= Given material =

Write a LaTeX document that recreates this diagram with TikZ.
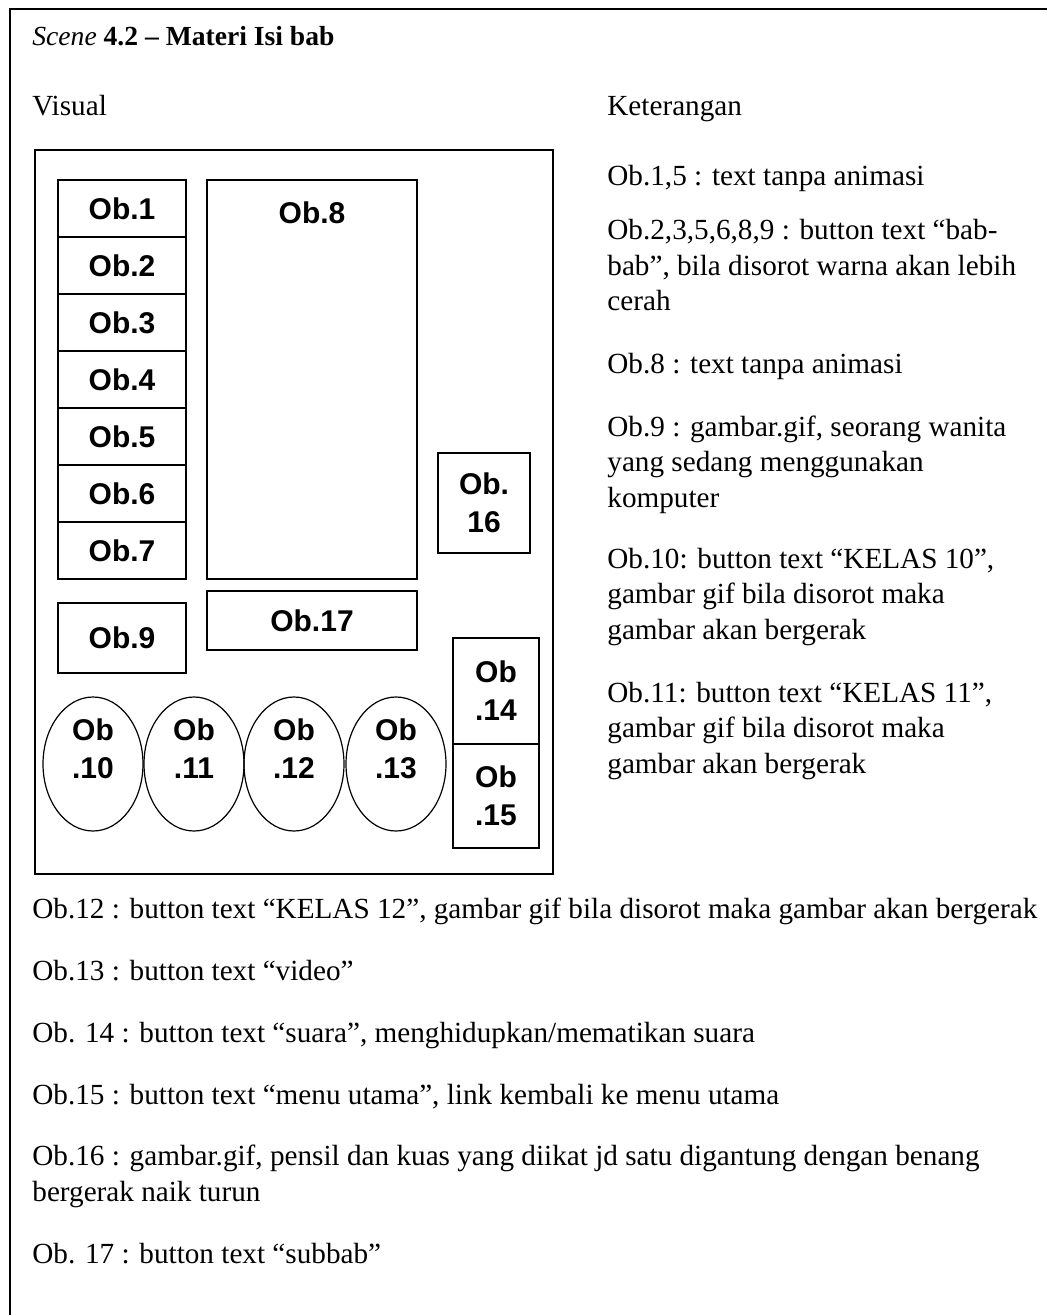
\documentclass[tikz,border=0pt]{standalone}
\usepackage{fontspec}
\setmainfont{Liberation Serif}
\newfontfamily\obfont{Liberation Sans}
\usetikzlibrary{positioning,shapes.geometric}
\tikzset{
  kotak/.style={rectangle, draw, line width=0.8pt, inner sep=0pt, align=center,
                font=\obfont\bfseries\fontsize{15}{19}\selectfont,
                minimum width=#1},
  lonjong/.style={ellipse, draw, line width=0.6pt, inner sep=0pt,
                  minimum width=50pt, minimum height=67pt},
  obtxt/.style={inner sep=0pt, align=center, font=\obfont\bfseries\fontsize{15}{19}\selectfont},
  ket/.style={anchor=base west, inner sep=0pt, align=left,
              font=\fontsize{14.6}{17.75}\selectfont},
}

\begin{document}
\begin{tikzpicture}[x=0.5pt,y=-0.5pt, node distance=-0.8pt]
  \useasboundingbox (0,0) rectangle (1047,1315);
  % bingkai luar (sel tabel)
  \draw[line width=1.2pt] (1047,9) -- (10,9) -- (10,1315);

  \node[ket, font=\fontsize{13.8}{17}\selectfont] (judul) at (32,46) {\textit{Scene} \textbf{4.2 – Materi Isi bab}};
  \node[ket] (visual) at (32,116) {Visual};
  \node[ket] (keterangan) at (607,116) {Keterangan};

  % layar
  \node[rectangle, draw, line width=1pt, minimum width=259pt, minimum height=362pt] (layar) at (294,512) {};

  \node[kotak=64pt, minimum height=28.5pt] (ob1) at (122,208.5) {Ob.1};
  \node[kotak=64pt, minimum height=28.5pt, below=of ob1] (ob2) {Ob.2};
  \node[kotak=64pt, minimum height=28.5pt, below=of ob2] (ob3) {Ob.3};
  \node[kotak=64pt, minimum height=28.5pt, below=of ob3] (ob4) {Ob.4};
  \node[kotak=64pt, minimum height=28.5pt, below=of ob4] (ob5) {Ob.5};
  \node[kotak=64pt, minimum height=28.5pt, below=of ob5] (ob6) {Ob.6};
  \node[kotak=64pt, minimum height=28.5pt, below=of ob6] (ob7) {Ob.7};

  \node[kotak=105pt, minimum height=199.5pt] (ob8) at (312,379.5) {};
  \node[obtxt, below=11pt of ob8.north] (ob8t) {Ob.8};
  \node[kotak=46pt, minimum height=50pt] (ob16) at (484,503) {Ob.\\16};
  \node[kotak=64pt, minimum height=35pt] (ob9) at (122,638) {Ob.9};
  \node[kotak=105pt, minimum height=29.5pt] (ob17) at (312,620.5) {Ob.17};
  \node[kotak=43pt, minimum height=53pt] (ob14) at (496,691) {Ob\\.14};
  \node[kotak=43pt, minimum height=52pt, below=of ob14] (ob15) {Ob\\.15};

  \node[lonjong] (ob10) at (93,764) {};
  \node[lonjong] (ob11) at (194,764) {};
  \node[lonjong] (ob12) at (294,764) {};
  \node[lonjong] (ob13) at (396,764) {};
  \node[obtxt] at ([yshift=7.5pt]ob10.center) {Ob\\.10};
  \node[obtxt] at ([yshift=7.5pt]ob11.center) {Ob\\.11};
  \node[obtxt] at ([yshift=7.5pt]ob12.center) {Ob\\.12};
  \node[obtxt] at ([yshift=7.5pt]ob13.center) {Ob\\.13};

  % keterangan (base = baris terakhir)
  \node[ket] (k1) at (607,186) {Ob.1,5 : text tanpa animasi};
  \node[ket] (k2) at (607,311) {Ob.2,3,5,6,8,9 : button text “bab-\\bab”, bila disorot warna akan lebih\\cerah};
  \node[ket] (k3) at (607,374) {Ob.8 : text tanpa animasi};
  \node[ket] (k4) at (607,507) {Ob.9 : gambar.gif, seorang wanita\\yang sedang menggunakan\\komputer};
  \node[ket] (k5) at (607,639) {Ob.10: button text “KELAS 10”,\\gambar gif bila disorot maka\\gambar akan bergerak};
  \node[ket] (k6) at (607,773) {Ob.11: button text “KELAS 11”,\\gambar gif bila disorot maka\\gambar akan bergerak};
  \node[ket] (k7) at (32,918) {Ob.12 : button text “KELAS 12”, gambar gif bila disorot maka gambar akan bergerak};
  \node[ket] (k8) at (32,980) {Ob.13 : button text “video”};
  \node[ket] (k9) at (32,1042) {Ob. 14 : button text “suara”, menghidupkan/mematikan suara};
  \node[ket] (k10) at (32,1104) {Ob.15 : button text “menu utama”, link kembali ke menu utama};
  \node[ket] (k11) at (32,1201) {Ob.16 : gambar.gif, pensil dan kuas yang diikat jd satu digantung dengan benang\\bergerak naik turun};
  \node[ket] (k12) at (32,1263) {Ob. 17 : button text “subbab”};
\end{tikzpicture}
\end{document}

= Written task =
Return, unchanged, the lines from the first line of the material through the line that holds "height=28.5pt, below=of ob6]", inclusive, omitting pictures.

= Correct answer =
Write a LaTeX document that recreates this diagram with TikZ.
\documentclass[tikz,border=0pt]{standalone}
\usepackage{fontspec}
\setmainfont{Liberation Serif}
\newfontfamily\obfont{Liberation Sans}
\usetikzlibrary{positioning,shapes.geometric}
\tikzset{
  kotak/.style={rectangle, draw, line width=0.8pt, inner sep=0pt, align=center,
                font=\obfont\bfseries\fontsize{15}{19}\selectfont,
                minimum width=#1},
  lonjong/.style={ellipse, draw, line width=0.6pt, inner sep=0pt,
                  minimum width=50pt, minimum height=67pt},
  obtxt/.style={inner sep=0pt, align=center, font=\obfont\bfseries\fontsize{15}{19}\selectfont},
  ket/.style={anchor=base west, inner sep=0pt, align=left,
              font=\fontsize{14.6}{17.75}\selectfont},
}

\begin{document}
\begin{tikzpicture}[x=0.5pt,y=-0.5pt, node distance=-0.8pt]
  \useasboundingbox (0,0) rectangle (1047,1315);
  % bingkai luar (sel tabel)
  \draw[line width=1.2pt] (1047,9) -- (10,9) -- (10,1315);

  \node[ket, font=\fontsize{13.8}{17}\selectfont] (judul) at (32,46) {\textit{Scene} \textbf{4.2 – Materi Isi bab}};
  \node[ket] (visual) at (32,116) {Visual};
  \node[ket] (keterangan) at (607,116) {Keterangan};

  % layar
  \node[rectangle, draw, line width=1pt, minimum width=259pt, minimum height=362pt] (layar) at (294,512) {};

  \node[kotak=64pt, minimum height=28.5pt] (ob1) at (122,208.5) {Ob.1};
  \node[kotak=64pt, minimum height=28.5pt, below=of ob1] (ob2) {Ob.2};
  \node[kotak=64pt, minimum height=28.5pt, below=of ob2] (ob3) {Ob.3};
  \node[kotak=64pt, minimum height=28.5pt, below=of ob3] (ob4) {Ob.4};
  \node[kotak=64pt, minimum height=28.5pt, below=of ob4] (ob5) {Ob.5};
  \node[kotak=64pt, minimum height=28.5pt, below=of ob5] (ob6) {Ob.6};
  \node[kotak=64pt, minimum height=28.5pt, below=of ob6] (ob7) {Ob.7};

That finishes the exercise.